# Given exercise
Everything in the listing except the pictures should be written out exactly.

*-*-*

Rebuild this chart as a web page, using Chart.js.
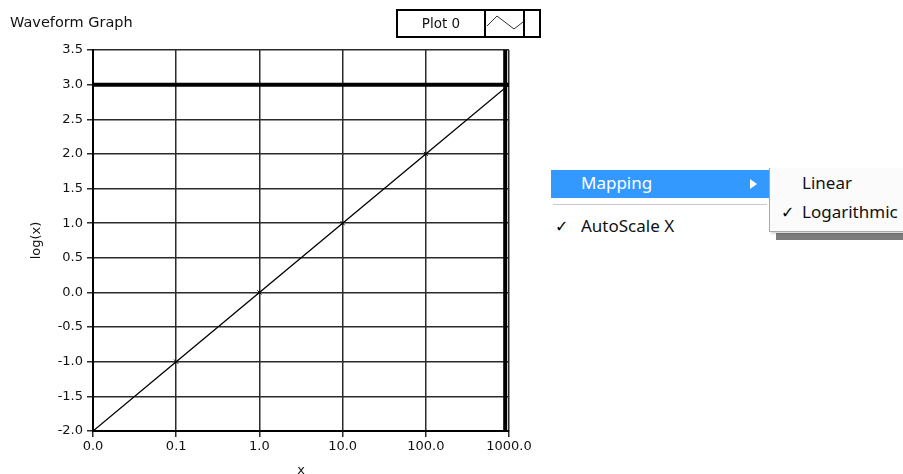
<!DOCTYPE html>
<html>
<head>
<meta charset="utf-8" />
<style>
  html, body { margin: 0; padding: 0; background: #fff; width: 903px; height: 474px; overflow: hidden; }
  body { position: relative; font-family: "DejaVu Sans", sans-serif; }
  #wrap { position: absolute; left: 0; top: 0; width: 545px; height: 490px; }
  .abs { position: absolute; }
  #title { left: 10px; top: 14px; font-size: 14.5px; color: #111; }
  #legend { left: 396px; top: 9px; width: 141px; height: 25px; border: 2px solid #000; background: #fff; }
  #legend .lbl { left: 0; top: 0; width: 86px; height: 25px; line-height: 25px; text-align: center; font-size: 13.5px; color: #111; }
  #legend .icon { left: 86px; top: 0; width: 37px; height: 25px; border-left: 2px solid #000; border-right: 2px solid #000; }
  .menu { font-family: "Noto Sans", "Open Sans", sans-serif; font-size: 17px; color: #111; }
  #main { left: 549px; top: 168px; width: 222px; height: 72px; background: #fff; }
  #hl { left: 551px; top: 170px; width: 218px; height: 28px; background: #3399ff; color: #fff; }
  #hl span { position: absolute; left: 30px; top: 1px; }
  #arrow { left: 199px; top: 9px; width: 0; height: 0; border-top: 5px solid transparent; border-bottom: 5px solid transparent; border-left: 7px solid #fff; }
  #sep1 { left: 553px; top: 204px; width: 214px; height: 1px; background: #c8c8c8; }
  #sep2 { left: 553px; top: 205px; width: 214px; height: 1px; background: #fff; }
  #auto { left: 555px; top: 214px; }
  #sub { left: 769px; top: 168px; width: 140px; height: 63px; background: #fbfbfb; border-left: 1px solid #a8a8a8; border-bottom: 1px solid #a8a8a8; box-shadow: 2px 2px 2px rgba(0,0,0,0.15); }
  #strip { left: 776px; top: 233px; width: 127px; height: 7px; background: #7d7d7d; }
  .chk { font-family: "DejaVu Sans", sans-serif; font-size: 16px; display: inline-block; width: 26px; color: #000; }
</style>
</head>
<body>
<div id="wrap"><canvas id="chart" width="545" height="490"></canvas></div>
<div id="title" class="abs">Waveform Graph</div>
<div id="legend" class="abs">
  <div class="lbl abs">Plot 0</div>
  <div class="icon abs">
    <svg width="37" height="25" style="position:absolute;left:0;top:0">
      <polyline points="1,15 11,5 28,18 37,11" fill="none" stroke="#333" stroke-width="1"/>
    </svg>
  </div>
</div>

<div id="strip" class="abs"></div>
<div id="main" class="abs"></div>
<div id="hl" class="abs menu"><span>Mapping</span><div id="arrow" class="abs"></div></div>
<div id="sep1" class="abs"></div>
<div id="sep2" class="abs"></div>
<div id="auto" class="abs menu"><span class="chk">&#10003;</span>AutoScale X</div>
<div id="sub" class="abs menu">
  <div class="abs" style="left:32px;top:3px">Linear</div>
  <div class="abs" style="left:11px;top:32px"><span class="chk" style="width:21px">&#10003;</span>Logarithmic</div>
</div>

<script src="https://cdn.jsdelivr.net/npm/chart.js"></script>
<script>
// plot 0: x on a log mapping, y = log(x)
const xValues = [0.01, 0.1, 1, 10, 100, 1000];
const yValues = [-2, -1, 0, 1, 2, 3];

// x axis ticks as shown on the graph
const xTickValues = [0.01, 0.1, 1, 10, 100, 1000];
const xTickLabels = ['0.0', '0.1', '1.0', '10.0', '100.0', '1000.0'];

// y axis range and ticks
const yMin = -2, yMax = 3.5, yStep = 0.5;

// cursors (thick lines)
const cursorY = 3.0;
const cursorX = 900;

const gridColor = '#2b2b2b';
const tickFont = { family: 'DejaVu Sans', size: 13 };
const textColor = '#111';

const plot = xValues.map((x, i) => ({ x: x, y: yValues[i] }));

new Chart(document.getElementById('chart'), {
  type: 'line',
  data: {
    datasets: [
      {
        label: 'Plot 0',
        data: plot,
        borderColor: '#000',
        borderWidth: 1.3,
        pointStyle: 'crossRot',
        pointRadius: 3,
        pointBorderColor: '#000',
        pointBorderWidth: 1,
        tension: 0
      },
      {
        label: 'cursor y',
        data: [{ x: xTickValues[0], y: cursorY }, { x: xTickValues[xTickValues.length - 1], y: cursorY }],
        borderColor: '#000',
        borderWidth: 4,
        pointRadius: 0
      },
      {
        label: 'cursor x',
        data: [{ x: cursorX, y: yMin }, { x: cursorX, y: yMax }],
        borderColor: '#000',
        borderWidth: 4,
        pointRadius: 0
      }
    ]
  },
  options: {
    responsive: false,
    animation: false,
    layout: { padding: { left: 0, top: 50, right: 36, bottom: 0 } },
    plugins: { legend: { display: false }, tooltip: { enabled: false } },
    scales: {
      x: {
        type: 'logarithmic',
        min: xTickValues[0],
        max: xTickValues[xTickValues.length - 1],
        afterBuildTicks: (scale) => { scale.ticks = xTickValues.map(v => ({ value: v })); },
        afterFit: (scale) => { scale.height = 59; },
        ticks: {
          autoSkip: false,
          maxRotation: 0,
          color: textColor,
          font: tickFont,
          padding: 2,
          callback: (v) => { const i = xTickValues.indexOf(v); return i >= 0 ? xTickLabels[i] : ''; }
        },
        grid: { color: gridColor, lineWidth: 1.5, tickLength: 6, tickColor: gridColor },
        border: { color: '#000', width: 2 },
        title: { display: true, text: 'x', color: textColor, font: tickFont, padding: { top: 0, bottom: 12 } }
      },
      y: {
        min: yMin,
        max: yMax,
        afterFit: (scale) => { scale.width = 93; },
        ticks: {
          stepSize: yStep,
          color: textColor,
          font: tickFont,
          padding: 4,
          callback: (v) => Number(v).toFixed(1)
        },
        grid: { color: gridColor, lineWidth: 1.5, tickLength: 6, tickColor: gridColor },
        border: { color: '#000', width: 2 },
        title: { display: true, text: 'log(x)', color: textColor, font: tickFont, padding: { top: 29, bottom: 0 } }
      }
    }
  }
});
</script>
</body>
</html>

*-*-*

# Written solution
Rebuild this chart as a web page, using Chart.js.
<!DOCTYPE html>
<html>
<head>
<meta charset="utf-8" />
<style>
  html, body { margin: 0; padding: 0; background: #fff; width: 903px; height: 474px; overflow: hidden; }
  body { position: relative; font-family: "DejaVu Sans", sans-serif; }
  #wrap { position: absolute; left: 0; top: 0; width: 545px; height: 490px; }
  .abs { position: absolute; }
  #title { left: 10px; top: 14px; font-size: 14.5px; color: #111; }
  #legend { left: 396px; top: 9px; width: 141px; height: 25px; border: 2px solid #000; background: #fff; }
  #legend .lbl { left: 0; top: 0; width: 86px; height: 25px; line-height: 25px; text-align: center; font-size: 13.5px; color: #111; }
  #legend .icon { left: 86px; top: 0; width: 37px; height: 25px; border-left: 2px solid #000; border-right: 2px solid #000; }
  .menu { font-family: "Noto Sans", "Open Sans", sans-serif; font-size: 17px; color: #111; }
  #main { left: 549px; top: 168px; width: 222px; height: 72px; background: #fff; }
  #hl { left: 551px; top: 170px; width: 218px; height: 28px; background: #3399ff; color: #fff; }
  #hl span { position: absolute; left: 30px; top: 1px; }
  #arrow { left: 199px; top: 9px; width: 0; height: 0; border-top: 5px solid transparent; border-bottom: 5px solid transparent; border-left: 7px solid #fff; }
  #sep1 { left: 553px; top: 204px; width: 214px; height: 1px; background: #c8c8c8; }
  #sep2 { left: 553px; top: 205px; width: 214px; height: 1px; background: #fff; }
  #auto { left: 555px; top: 214px; }
  #sub { left: 769px; top: 168px; width: 140px; height: 63px; background: #fbfbfb; border-left: 1px solid #a8a8a8; border-bottom: 1px solid #a8a8a8; box-shadow: 2px 2px 2px rgba(0,0,0,0.15); }
  #strip { left: 776px; top: 233px; width: 127px; height: 7px; background: #7d7d7d; }
  .chk { font-family: "DejaVu Sans", sans-serif; font-size: 16px; display: inline-block; width: 26px; color: #000; }
</style>
</head>
<body>
<div id="wrap"><canvas id="chart" width="545" height="490"></canvas></div>
<div id="title" class="abs">Waveform Graph</div>
<div id="legend" class="abs">
  <div class="lbl abs">Plot 0</div>
  <div class="icon abs">
    <svg width="37" height="25" style="position:absolute;left:0;top:0">
      <polyline points="1,15 11,5 28,18 37,11" fill="none" stroke="#333" stroke-width="1"/>
    </svg>
  </div>
</div>

<div id="strip" class="abs"></div>
<div id="main" class="abs"></div>
<div id="hl" class="abs menu"><span>Mapping</span><div id="arrow" class="abs"></div></div>
<div id="sep1" class="abs"></div>
<div id="sep2" class="abs"></div>
<div id="auto" class="abs menu"><span class="chk">&#10003;</span>AutoScale X</div>
<div id="sub" class="abs menu">
  <div class="abs" style="left:32px;top:3px">Linear</div>
  <div class="abs" style="left:11px;top:32px"><span class="chk" style="width:21px">&#10003;</span>Logarithmic</div>
</div>

<script src="https://cdn.jsdelivr.net/npm/chart.js"></script>
<script>
// plot 0: x on a log mapping, y = log(x)
const xValues = [0.01, 0.1, 1, 10, 100, 1000];
const yValues = [-2, -1, 0, 1, 2, 3];

// x axis ticks as shown on the graph
const xTickValues = [0.01, 0.1, 1, 10, 100, 1000];
const xTickLabels = ['0.0', '0.1', '1.0', '10.0', '100.0', '1000.0'];

// y axis range and ticks
const yMin = -2, yMax = 3.5, yStep = 0.5;

// cursors (thick lines)
const cursorY = 3.0;
const cursorX = 900;

const gridColor = '#2b2b2b';
const tickFont = { family: 'DejaVu Sans', size: 13 };
const textColor = '#111';

const plot = xValues.map((x, i) => ({ x: x, y: yValues[i] }));

new Chart(document.getElementById('chart'), {
  type: 'line',
  data: {
    datasets: [
      {
        label: 'Plot 0',
        data: plot,
        borderColor: '#000',
        borderWidth: 1.3,
        pointStyle: 'crossRot',
        pointRadius: 3,
        pointBorderColor: '#000',
        pointBorderWidth: 1,
        tension: 0
      },
      {
        label: 'cursor y',
        data: [{ x: xTickValues[0], y: cursorY }, { x: xTickValues[xTickValues.length - 1], y: cursorY }],
        borderColor: '#000',
        borderWidth: 4,
        pointRadius: 0
      },
      {
        label: 'cursor x',
        data: [{ x: cursorX, y: yMin }, { x: cursorX, y: yMax }],
        borderColor: '#000',
        borderWidth: 4,
        pointRadius: 0
      }
    ]
  },
  options: {
    responsive: false,
    animation: false,
    layout: { padding: { left: 0, top: 50, right: 36, bottom: 0 } },
    plugins: { legend: { display: false }, tooltip: { enabled: false } },
    scales: {
      x: {
        type: 'logarithmic',
        min: xTickValues[0],
        max: xTickValues[xTickValues.length - 1],
        afterBuildTicks: (scale) => { scale.ticks = xTickValues.map(v => ({ value: v })); },
        afterFit: (scale) => { scale.height = 59; },
        ticks: {
          autoSkip: false,
          maxRotation: 0,
          color: textColor,
          font: tickFont,
          padding: 2,
          callback: (v) => { const i = xTickValues.indexOf(v); return i >= 0 ? xTickLabels[i] : ''; }
        },
        grid: { color: gridColor, lineWidth: 1.5, tickLength: 6, tickColor: gridColor },
        border: { color: '#000', width: 2 },
        title: { display: true, text: 'x', color: textColor, font: tickFont, padding: { top: 0, bottom: 12 } }
      },
      y: {
        min: yMin,
        max: yMax,
        afterFit: (scale) => { scale.width = 93; },
        ticks: {
          stepSize: yStep,
          color: textColor,
          font: tickFont,
          padding: 4,
          callback: (v) => Number(v).toFixed(1)
        },
        grid: { color: gridColor, lineWidth: 1.5, tickLength: 6, tickColor: gridColor },
        border: { color: '#000', width: 2 },
        title: { display: true, text: 'log(x)', color: textColor, font: tickFont, padding: { top: 29, bottom: 0 } }
      }
    }
  }
});
</script>
</body>
</html>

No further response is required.